Ambos saíram de pequenas cidades do interior do Brasil para se tornarem cientistas com formação internacional e êxito profissional. Do começo da carreira até se tornarem referências em suas áreas de atuação, vários desafios foram superados e muitas pessoas os ajudaram pelo caminho.
É o que contam o imunologista Gustavo Cabral, pesquisador na área de desenvolvimento de vacinas do Departamento de Imunologia do Instituto de Ciências Biomédicas da Universidade de São Paulo (USP) e a diretora do Centro de Desenvolvimento e Inovação do Instituto Butantan, Ana Marisa Chudzinski-Tavassi, no segundo episódio do podcast “SaBer”, do Instituto Butantan, lançado nesta segunda (2). Assista ao vídeo na íntegra abaixo.
De feirante a consultor da ONU
Até os 18 anos, Gustavo era feirante em Tucanos (BA), pequeno município do sertão baiano, e mal tinha tempo para manter o estudo regular devido à necessidade de trabalhar para seu sustento e o da família. Hoje, aos 40 anos, ele tem três pós-doutorados, é pesquisador na Universidade de Oxford e consultor da Organização das Nações Unidas (ONU).
A “virada de chave” foi compreender que somente pelo estudo teria condições de ascender socialmente. Gustavo voltou a estudar aos 18 anos no colegial de uma escola pública e, com o dinheiro conquistado nas vendas de frutas na feira, ingressou em um colégio particular aos 21 anos, para ter condições de passar em uma universidade pública. A tentativa deu certo, ele usou a bolsa de iniciação científica adquirida por cursar Ciências Biológicas na Universidade do Estado da Bahia (UNEB) para se bancar e foi galgando degraus acadêmicos até então inimagináveis para alguém com a sua origem.
“Quando comecei o curso, conheci meu orientador, que me dava as dicas mais certas, abriu várias portas para mim. Eu falei que não tinha condições de me manter e a bolsa de iniciação científica foi minha salvação. [...] De repente percebi que precisava passar no mestrado porque tinha a bolsa, e eu usei parte do valor para aprender inglês”, conta o imunologista.
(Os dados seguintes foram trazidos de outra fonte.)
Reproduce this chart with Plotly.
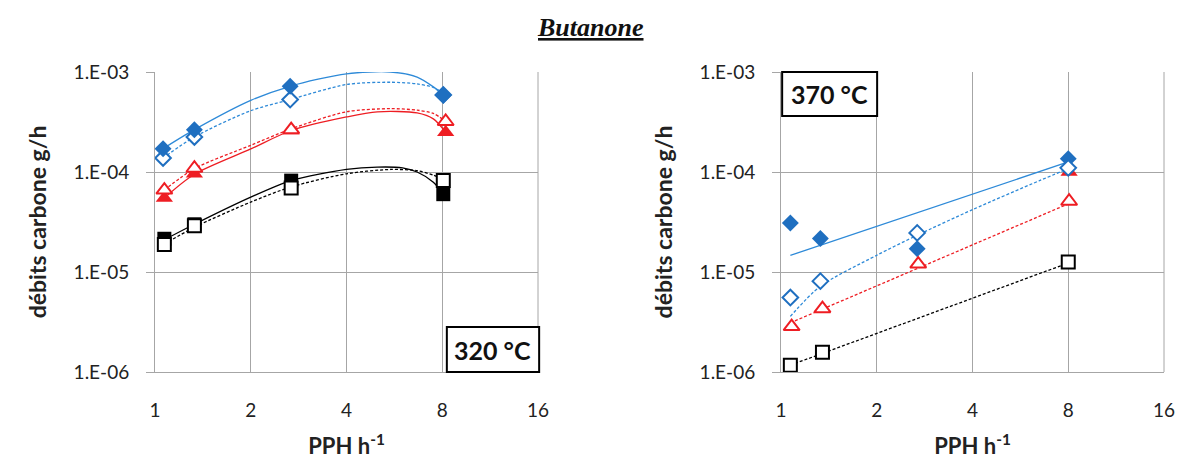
import plotly.graph_objects as go

# ---------------- data : 320 °C (left panel) ----------------
x320_fd = [1.06, 1.33, 2.66, 8.06]
y320_fd = [1.71e-4, 2.65e-4, 7.2e-4, 5.85e-4]          # filled diamond
x320_od = [1.06, 1.33, 2.66, 8.06]
y320_od = [1.38e-4, 2.24e-4, 5.3e-4, 5.9e-4]           # open diamond
x320_ft = [1.07, 1.33, 2.68, 8.2]
y320_ft = [5.5e-5, 9.6e-5, 2.6e-4, 2.5e-4]             # filled triangle
x320_ot = [1.07, 1.33, 2.68, 8.2]
y320_ot = [6.6e-5, 1.09e-4, 2.65e-4, 3.2e-4]           # open triangle
x320_fs = [1.07, 1.33, 2.68, 8.06]
y320_fs = [2.15e-5, 3.0e-5, 8.2e-5, 6.0e-5]            # filled square
x320_os = [1.07, 1.33, 2.68, 8.06]
y320_os = [1.88e-5, 2.9e-5, 6.9e-5, 8.2e-5]            # open square

# trend curves (320 °C)
xc_fd = [1.06, 1.33, 2.0, 2.66, 4.0, 5.5, 6.67, 7.5, 8.06]
yc_fd = [1.71e-4, 2.65e-4, 5.2e-4, 7.2e-4, 9.6e-4, 1.0e-3, 8.9e-4, 7.1e-4, 5.85e-4]
xc_od = [1.06, 1.33, 2.0, 2.66, 4.0, 5.5, 6.67, 7.5, 8.06]
yc_od = [1.38e-4, 2.24e-4, 4.1e-4, 5.3e-4, 7.5e-4, 7.9e-4, 7.6e-4, 7.0e-4, 6.2e-4]
xc_ft = [1.07, 1.33, 2.0, 2.68, 4.0, 5.0, 6.67, 7.5, 8.2]
yc_ft = [5.5e-5, 9.5e-5, 1.7e-4, 2.6e-4, 3.55e-4, 4.0e-4, 3.9e-4, 3.4e-4, 2.5e-4]
xc_ot = [1.07, 1.33, 2.0, 2.68, 4.0, 5.5, 6.67, 7.5, 8.2]
yc_ot = [6.6e-5, 1.08e-4, 1.85e-4, 2.7e-4, 4.0e-4, 4.3e-4, 4.15e-4, 3.85e-4, 3.2e-4]
xc_fs = [1.07, 1.33, 2.0, 2.68, 4.0, 5.0, 6.0, 6.67, 7.5, 8.06]
yc_fs = [2.1e-5, 3.0e-5, 5.6e-5, 8.2e-5, 1.06e-4, 1.12e-4, 1.1e-4, 1.0e-4, 7.9e-5, 6.0e-5]
xc_os = [1.07, 1.33, 2.0, 2.68, 4.0, 5.5, 6.67, 7.5, 8.1]
yc_os = [1.9e-5, 2.8e-5, 5.0e-5, 7.1e-5, 9.6e-5, 1.06e-4, 1.03e-4, 9.3e-5, 8.2e-5]

# ---------------- data : 370 °C (right panel) ----------------
x370_fd = [1.07, 1.33, 2.68, 8.0]
y370_fd = [3.09e-5, 2.16e-5, 1.71e-5, 1.36e-4]
x370_od = [1.07, 1.33, 2.68, 8.0]
y370_od = [5.55e-6, 8.1e-6, 2.46e-5, 1.1e-4]
x370_ft = [8.05]
y370_ft = [1.0e-4]
x370_ot = [1.08, 1.35, 2.7, 8.05]
y370_ot = [2.85e-6, 4.3e-6, 1.2e-5, 5.1e-5]
x370_os = [1.07, 1.35, 8.0]
y370_os = [1.17e-6, 1.58e-6, 1.26e-5]

xl_fd = [1.07, 8.0]
yl_fd = [1.47e-5, 1.26e-4]
xl_od = [1.07, 1.33, 2.0, 2.68, 4.0, 6.5, 8.0]
yl_od = [3.6e-6, 7.2e-6, 1.47e-5, 2.33e-5, 4.2e-5, 8.2e-5, 1.08e-4]
xl_ot = [1.07, 8.0]
yl_ot = [3.1e-6, 4.8e-5]
xl_os = [1.07, 8.0]
yl_os = [1.17e-6, 1.23e-5]

x_ticks = [1, 2, 4, 8, 16]
y_ticks = [1e-6, 1e-5, 1e-4, 1e-3]
y_ticktext = ["1.E-06", "1.E-05", "1.E-04", "1.E-03"]

BLUE_M = "#1F6FC0"
BLUE_L = "#2E8AD8"
RED = "#EE1D23"
BLACK = "#000000"
GRID = "#A6A6A6"
FONT = "Lato"

W, H = 1181, 459

fig = go.Figure()


def curve(xs, ys, color, dashed, xa, ya, smooth=True):
    fig.add_trace(go.Scatter(
        x=xs, y=ys, mode="lines", xaxis=xa, yaxis=ya, showlegend=False,
        line=dict(color=color, width=1.3, dash="3px,2px" if dashed else "solid",
                  shape="spline" if smooth else "linear", smoothing=0.8),
        hoverinfo="skip"))


def marks(xs, ys, symbol, size, color, filled, xa, ya):
    fig.add_trace(go.Scatter(
        x=xs, y=ys, mode="markers", xaxis=xa, yaxis=ya, showlegend=False,
        cliponaxis=False,
        marker=dict(symbol=symbol, size=size,
                    color=color if filled else "white",
                    line=dict(color=color, width=0 if filled else 2))))


# left panel curves
curve(xc_fd, yc_fd, BLUE_L, False, "x", "y")
curve(xc_od, yc_od, BLUE_L, True, "x", "y")
curve(xc_ft, yc_ft, RED, False, "x", "y")
curve(xc_ot, yc_ot, RED, True, "x", "y")
curve(xc_fs, yc_fs, BLACK, False, "x", "y")
curve(xc_os, yc_os, BLACK, True, "x", "y")
# left panel markers
marks(x320_fs, y320_fs, "square", 14, BLACK, True, "x", "y")
marks(x320_os, y320_os, "square", 13, BLACK, False, "x", "y")
marks(x320_ft, y320_ft, "triangle-up", 15, RED, True, "x", "y")
marks(x320_ot, y320_ot, "triangle-up", 14, RED, False, "x", "y")
marks(x320_od, y320_od, "diamond", 12, BLUE_M, False, "x", "y")
marks(x320_fd, y320_fd, "diamond", 13, BLUE_M, True, "x", "y")

# right panel curves
curve(xl_fd, yl_fd, BLUE_L, False, "x2", "y2", smooth=False)
curve(xl_od, yl_od, BLUE_L, True, "x2", "y2")
curve(xl_ot, yl_ot, RED, True, "x2", "y2", smooth=False)
curve(xl_os, yl_os, BLACK, True, "x2", "y2", smooth=False)
# right panel markers
marks(x370_ft, y370_ft, "triangle-up", 15, RED, True, "x2", "y2")
marks(x370_fd, y370_fd, "diamond", 13, BLUE_M, True, "x2", "y2")
marks(x370_od, y370_od, "diamond", 12, BLUE_M, False, "x2", "y2")
marks(x370_ot, y370_ot, "triangle-up", 14, RED, False, "x2", "y2")
marks(x370_os, y370_os, "square", 13, BLACK, False, "x2", "y2")

xaxis_common = dict(
    type="log", range=[0, 1.2041], tickvals=x_ticks, ticktext=[str(v) for v in x_ticks],
    showgrid=True, gridcolor=GRID, gridwidth=1, showline=True, linecolor=GRID,
    linewidth=1, mirror=False, ticks="", zeroline=False, ticklabelstandoff=21,
    automargin=False, ticklabeloverflow="allow",
    tickfont=dict(family=FONT, size=19, color="#222"),
    title=dict(text="<b>PPH h<sup>-1</sup></b>", font=dict(family=FONT, size=22, color="#222"),
               standoff=19),
)
yaxis_common = dict(
    type="log", range=[-6, -3], tickvals=y_ticks, ticktext=y_ticktext,
    showgrid=True, gridcolor=GRID, gridwidth=1, showline=True, linecolor=GRID,
    linewidth=1, ticks="outside", ticklen=8, tickcolor=GRID, zeroline=False,
    ticklabelstandoff=13, automargin=False,
    tickfont=dict(family=FONT, size=19, color="#222"),
    title=dict(text="<b>débits carbone g/h</b>", font=dict(family=FONT, size=23, color="#222"),
               standoff=20),
)

fig.update_layout(
    width=W, height=H,
    margin=dict(l=0, r=0, t=0, b=0, autoexpand=False),
    paper_bgcolor="white", plot_bgcolor="white",
    showlegend=False,
    xaxis=dict(domain=[155 / W, 538 / W], anchor="y", **xaxis_common),
    yaxis=dict(domain=[(H - 372) / H, (H - 72) / H], anchor="x", **yaxis_common),
    xaxis2=dict(domain=[781 / W, 1164 / W], anchor="y2", **xaxis_common),
    yaxis2=dict(domain=[(H - 372) / H, (H - 72) / H], anchor="x2", **yaxis_common),
    shapes=[
        dict(type="line", xref="x domain", yref="y domain", x0=1, x1=1, y0=0, y1=1,
             line=dict(color=GRID, width=1)),
        dict(type="line", xref="x2 domain", yref="y2 domain", x0=1, x1=1, y0=0, y1=1,
             line=dict(color=GRID, width=1)),
        dict(type="rect", xref="x domain", yref="y domain", x0=0.762, x1=1.003, y0=0.0, y1=0.15,
             line=dict(color="black", width=2), fillcolor="white", layer="above"),
        dict(type="rect", xref="x2 domain", yref="y2 domain", x0=0.003, x1=0.251, y0=0.853, y1=1.0,
             line=dict(color="black", width=2), fillcolor="white", layer="above"),
    ],
    annotations=[
        dict(text="<b><i><u>Butanone</u></i></b>", xref="paper", yref="paper",
             x=590 / W, y=1 - 27 / H, showarrow=False, xanchor="center", yanchor="middle",
             font=dict(family="Liberation Serif", size=26, color="#111")),
        dict(text="<b>320 °C</b>", xref="x domain", yref="y domain",
             x=(0.762 + 1.003) / 2, y=0.075, showarrow=False, xanchor="center", yanchor="middle",
             font=dict(family=FONT, size=25, color="#111")),
        dict(text="<b>370 °C</b>", xref="x2 domain", yref="y2 domain",
             x=(0.003 + 0.251) / 2, y=0.9265, showarrow=False, xanchor="center", yanchor="middle",
             font=dict(family=FONT, size=25, color="#111")),
    ],
)

# remove the default page margin so the figure sits at the window's top-left corner
fig.write_html(
    "out.html",
    config={"displayModeBar": False},
    post_script="document.body.style.margin='0px';document.body.style.overflow='hidden';",
)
Da vila rural à terra de Louis Pasteur
A diretora do CDI também percorreu um longo caminho até chegar ao posto em que está hoje, sempre com o objetivo de aprender a “fazer remédio”, seu desejo de infância quando ouvia o avô falar sobre o poder das plantas. Ela e a família se mudaram do distrito de Felipe Schmidt, uma então vila rural de Canoinhas, interior de Santa Catarina, para completar o ensino fundamental em outro município catarinense. Como resultado, Ana Marisa ingressou na faculdade de Farmácia e Bioquímica da Universidade Federal do Paraná, em Curitiba (PR). Lá, descobriu sua verve de pesquisadora, aprimorada no mestrado pela Universidade Federal de São Paulo (Unifesp) e no doutorado pelo Instituto Pasteur, na França, e como pesquisadora concursada no Instituto Butantan desde 1987.
“Toda minha carreira foi pautada em quem me ajudou. O querer saber, transcender, ir além, focar em algo que você quer, sai de qualquer contexto. Ser cientista não é ganhar dinheiro, mas se ganha um monte de coisa. Dá pra conhecer o mundo, dá orgulho”, reitera Ana Marisa.
Covid-19: fake news e morte de crianças
Ambos os cientistas se notabilizaram também pela forte atuação contra fake news durante a pandemia de Covid-19.
Para Gustavo, é natural que a população tenha certo desconhecimento de metodologias científicas, embora o impacto do SARS-CoV-2 tenha aumentado o interesse pela ciência. Porém, o que torna o negacionismo mais grave é a disseminação de informações falsas feita por profissionais de saúde.
“É natural que as pessoas desconfiem porque a população não tem uma noção detalhada. O que é trágico é ver médicos falando que a vacina muda o DNA. Tem médicos dando curso de detox de vacina, cada curso custando R$ 600. Gerar medo também é lucrativo”, critica.
As notícias falsas geram consequências reais para a saúde pública, como a queda na cobertura vacinal de vários imunizantes, como o contra Covid-19, sobretudo entre as crianças.
“A população não está vacinando as crianças porque não está vendo as doenças. Mas a gente está vivendo a Covid e as crianças estão morrendo”, destaca Ana Marisa.